What exactly does it mean to "think at the margin?" I understand the basic definition of the margin -- how much it costs to produce one MORE unit of a widget rather than the average widget cost, but I'm a bit unclear on marginal utility and how it differs from utility in general. Can you provide me with some examples of thinking at the margins as well as some definitions for marginal utility?
posted by proj to Science & Nature (4 answers total) 4 users marked this as a favorite
 
IANAE(conomist). My professor gave what I thought was a helpful explanation years ago, though:

Think of being hungry and eating a delicious apple. Your utility is pretty high, as is your marginal utility. (In fact, since it's the first one, they're the same.) If you eat a second apple, though, you probably gain less utility from the second apple. Total utility increase, but your marginal utility is lower. (And he went on for absurdly long, until, by the point when you're eating the 11th apple, you're at negative marginal utility, since they're making you sick at that point.)

Not sure if this helps or not?
posted by fogster at 9:41 AM on January 30, 2008


A food related explanation is common:

Marginal utility is how much extra utility a person gets from consuming (or doing) an extra unit of something. For example, you might enjoy your first mars bar, the second perhaps not so much, the third might make you nauseous.
Implicit in this is that you are likely to save the money on the third and use it for something else, because the utility of doing so will be higher than the third mars bar, even if the something else had less utility than the first or second mars bar.
posted by biffa at 9:47 AM on January 30, 2008


Following up with a similar example to Fogster, you can also see that the price of something is typically on the margin.

Consider water.
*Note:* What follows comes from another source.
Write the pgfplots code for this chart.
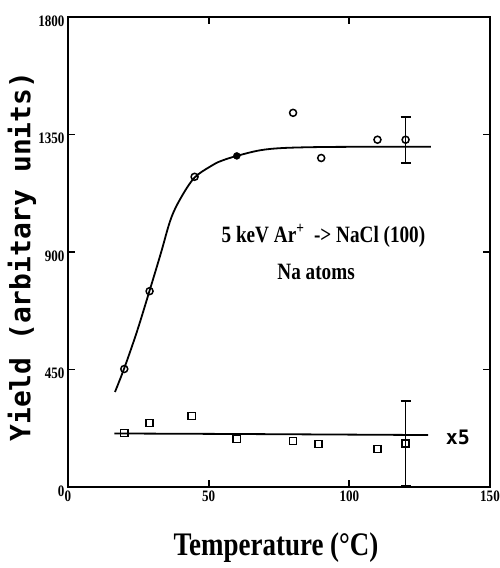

You need to drink water or you'll die. Even though it's an essential component of life, in typical conditions no one is going to give up all their wealth for a glass of water. In fact, the price of water is on the order of pennies a gallon. Why?

That first drink, the one that you must have to keep from dying, is basically priceless to you. Similarly for your second, third, etc., drink. But your willingness to pay for the 1,000th gallon is a somewhat less. At some point, there's enough water available to you that you're willing to literally flushing it down the toilet. You may also be willing to buy a little more water, so you can get rid of that crappy low flow toilet, provided the water were cheap enough. That's your downward sloping demand curve: the marginal utility of water -- how much you value each additional unit -- goes down the more you have of it. The first glass: priceless. The 10,000th glass: toilet water.
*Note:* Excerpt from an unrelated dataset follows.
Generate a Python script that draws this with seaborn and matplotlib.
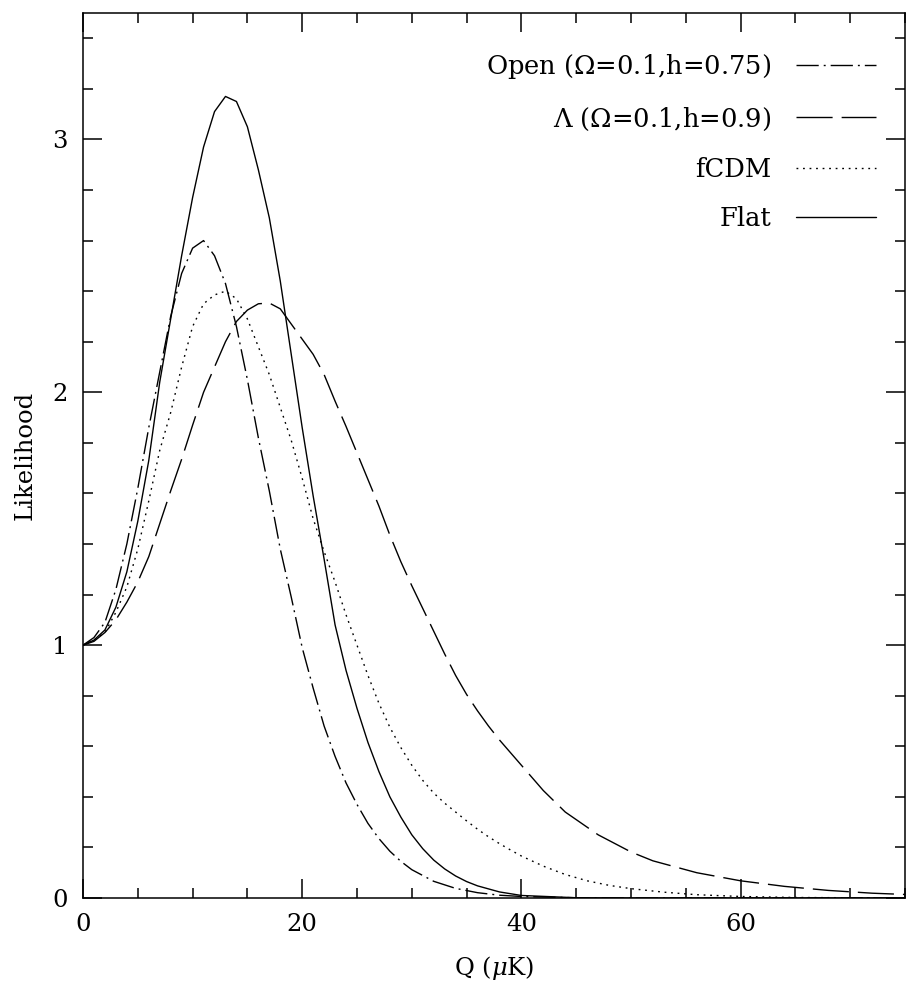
import numpy as np
import pandas as pd
import matplotlib
matplotlib.use("Agg")
import matplotlib.pyplot as plt
from matplotlib.ticker import MultipleLocator
import seaborn as sns

# ---------------- data ----------------
labels = ["Open ($\\Omega$=0.1,h=0.75)", "$\\Lambda$ ($\\Omega$=0.1,h=0.9)", "fCDM", "Flat"]

q_open = [0, 1, 2, 3, 4, 5, 6, 7, 8, 9, 10, 11, 12, 13, 14, 15, 16, 17, 18, 19, 20,
          21, 22, 23, 24, 25, 26, 27, 28, 29, 30, 32, 34, 36, 38, 40, 45, 50, 75]
l_open = [1.0, 1.03, 1.09, 1.22, 1.40, 1.62, 1.86, 2.08, 2.30, 2.47, 2.57, 2.60, 2.54,
          2.43, 2.26, 2.05, 1.82, 1.61, 1.38, 1.19, 0.99, 0.83, 0.68, 0.56, 0.455, 0.37,
          0.295, 0.235, 0.185, 0.145, 0.112, 0.066, 0.038, 0.021, 0.011, 0.006, 0.001, 0.0, 0.0]

q_lam = [0, 1, 2, 3, 4, 5, 6, 7, 8, 9, 10, 11, 12, 13, 14, 15, 16, 17, 18, 19, 20,
         21, 22, 23, 24, 25, 26, 27, 28, 29, 30, 31, 32, 33, 34, 35, 36, 37, 38, 40,
         42, 44, 47, 50, 52, 56, 60, 64, 68, 72, 75]
l_lam = [1.0, 1.015, 1.05, 1.10, 1.17, 1.25, 1.35, 1.48, 1.61, 1.735, 1.87, 2.00, 2.10,
         2.20, 2.28, 2.325, 2.35, 2.353, 2.33, 2.27, 2.21, 2.15, 2.07, 1.965, 1.865, 1.76,
         1.655, 1.55, 1.435, 1.33, 1.235, 1.145, 1.055, 0.965, 0.88, 0.805, 0.74, 0.68, 0.625,
         0.525, 0.425, 0.34, 0.25, 0.182, 0.147, 0.10, 0.068, 0.046, 0.030, 0.019, 0.014]

q_fcdm = [0, 1, 2, 3, 4, 5, 6, 7, 8, 9, 10, 11, 12, 13, 14, 15, 16, 17, 18, 19, 20,
          21, 22, 23, 24, 25, 26, 27, 28, 29, 30, 31, 32, 33, 34, 35, 36, 37, 38, 39,
          40, 42, 44, 46, 48, 50, 53, 56, 60, 65, 70, 75]
l_fcdm = [1.0, 1.02, 1.05, 1.13, 1.23, 1.38, 1.57, 1.77, 1.92, 2.10, 2.26, 2.35, 2.385,
          2.40, 2.37, 2.29, 2.18, 2.07, 1.94, 1.81, 1.66, 1.50, 1.37, 1.25, 1.12, 1.00,
          0.88, 0.77, 0.675, 0.595, 0.525, 0.465, 0.415, 0.375, 0.34, 0.305, 0.272, 0.242,
          0.215, 0.19, 0.166, 0.126, 0.093, 0.068, 0.05, 0.037, 0.023, 0.013, 0.006, 0.002,
          0.001, 0.0]

q_flat = [0, 1, 2, 3, 4, 5, 6, 7, 8, 9, 10, 11, 12, 13, 14, 15, 16, 17, 18, 19, 20,
          21, 22, 23, 24, 25, 26, 27, 28, 29, 30, 31, 32, 33, 34, 35, 36, 38, 40, 45, 50, 75]
l_flat = [1.0, 1.02, 1.06, 1.15, 1.29, 1.49, 1.73, 2.04, 2.29, 2.54, 2.77, 2.97, 3.11,
          3.17, 3.15, 3.05, 2.88, 2.69, 2.44, 2.15, 1.86, 1.59, 1.34, 1.08, 0.90, 0.75,
          0.615, 0.50, 0.40, 0.32, 0.25, 0.195, 0.15, 0.115, 0.087, 0.065, 0.048, 0.024,
          0.01, 0.001, 0.0, 0.0]

x_ticks = [0, 20, 40, 60]
y_ticks = [0, 1, 2, 3]

# ---------------- styling ----------------
sns.set_theme(style="ticks")
plt.rcParams["font.family"] = ["DejaVu Serif", "DejaVu Sans"]
plt.rcParams["mathtext.fontset"] = "dejavuserif"
plt.rcParams["axes.linewidth"] = 1.1
plt.rcParams["text.color"] = "black"
plt.rcParams["axes.labelcolor"] = "black"
plt.rcParams["xtick.color"] = "black"
plt.rcParams["ytick.color"] = "black"

fig = plt.figure(figsize=(9.06, 9.88), dpi=100)
ax = fig.add_axes([83 / 906, 1 - 898 / 988, (905 - 83) / 906, (898 - 13) / 988])

styles = [
    (0, (16, 3.6, 1.4, 3.6)),   # dash-dot
    (0, (26, 6.5)),             # long dash
    (0, (1.3, 3.4)),            # dotted
    "-",                        # solid
]
series = [(q_open, l_open), (q_lam, l_lam), (q_fcdm, l_fcdm), (q_flat, l_flat)]

handles = []
for (q, l), lab, ls in zip(series, labels, styles):
    df = pd.DataFrame({"Q": q, "L": l})
    sns.lineplot(data=df, x="Q", y="L", ax=ax, color="black", linewidth=1.0,
                 estimator=None, sort=False, legend=False)
    line = ax.lines[-1]
    line.set_linestyle(ls)
    line.set_label(lab)
    handles.append(line)

ax.set_xlim(0, 75)
ax.set_ylim(0, 3.5)
ax.set_xticks(x_ticks)
ax.set_yticks(y_ticks)
ax.xaxis.set_minor_locator(MultipleLocator(5))
ax.yaxis.set_minor_locator(MultipleLocator(0.2))
ax.tick_params(which="both", direction="in", top=True, right=True, width=1.1,
               colors="black", labelsize=17.5)
ax.tick_params(which="major", length=14, pad=11)
ax.tick_params(which="minor", length=7)
for s in ax.spines.values():
    s.set_color("black")

ax.set_xlabel("Q ($\\mu$K)", fontsize=17.5, labelpad=13)
ax.set_ylabel("Likelihood", fontsize=17.5, labelpad=11)

leg = ax.legend(handles, labels, loc="upper right", bbox_to_anchor=(0.986, 0.976),
                frameon=False, markerfirst=False, fontsize=18.5, handlelength=3.1,
                handletextpad=0.95, labelspacing=0.94, borderpad=0.2)
for t in leg.get_texts():
    t.set_color("black")

fig.savefig("out.png", dpi=100)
Supplying water is the mirror image of this. Say, you're near a well. The first drink of water takes almost no effort: you can scoop it up with your hand. At some point, to get the 1,000 drink, the water is beyond the reach of your hand and you have to invest in a pail. Then a pail with a rope, and then a winching system. At some point, the well doesn't replenish itself quickly enough for the amount of water you want to get from it, so you have to spend effort looking for a second well, and so on. At some point, you're at the ocean thinking about what it takes to build a desalination plant. For the supplier, the cost of that additional drink of water increases. The first drink, more or less free. At the other end of the scale, you have to sink $5 million into your desalination plant before you can get the first drop of water out of it.

If you're interested, I suggest you listen to the EconTalk podcast over at http://www.econtalk.org/. It's a good view into the economic way of thinking. Similarly, there's a bunch of pop econ books, such as Tim Harford's Undercover Economist and Robert Frank's Economic Naturalist. The latter book is actually an edited collection of student essays Prof. Frank had his students write, to get them to use economic thinking to illuminate little mysteries the students might run across. The former is a good introduction to basic economic concepts, starting with coffee, which is where all good things start from.
posted by chengjih at 10:07 AM on January 30, 2008 [2 favorites]


The marginal case is the guy in the middle, the guy who can go 50-50 on the decision at hand. It is a theoretical position used for explaining the effect of small changes on large populations.

Look, for example, at gasoline prices. Say we are talking about doubling the prices via taxes to accomplish some goal. There will be some people it wouldn't really effect. There are other people who can't now and won't after the change be able to afford gasoline. The marginal cases are the people who have the ability to choose. They can buy the same amount of gas at the expense of other things, or they can buy less gas rather than reduce. (This might be a flawed example, now that I think of it.)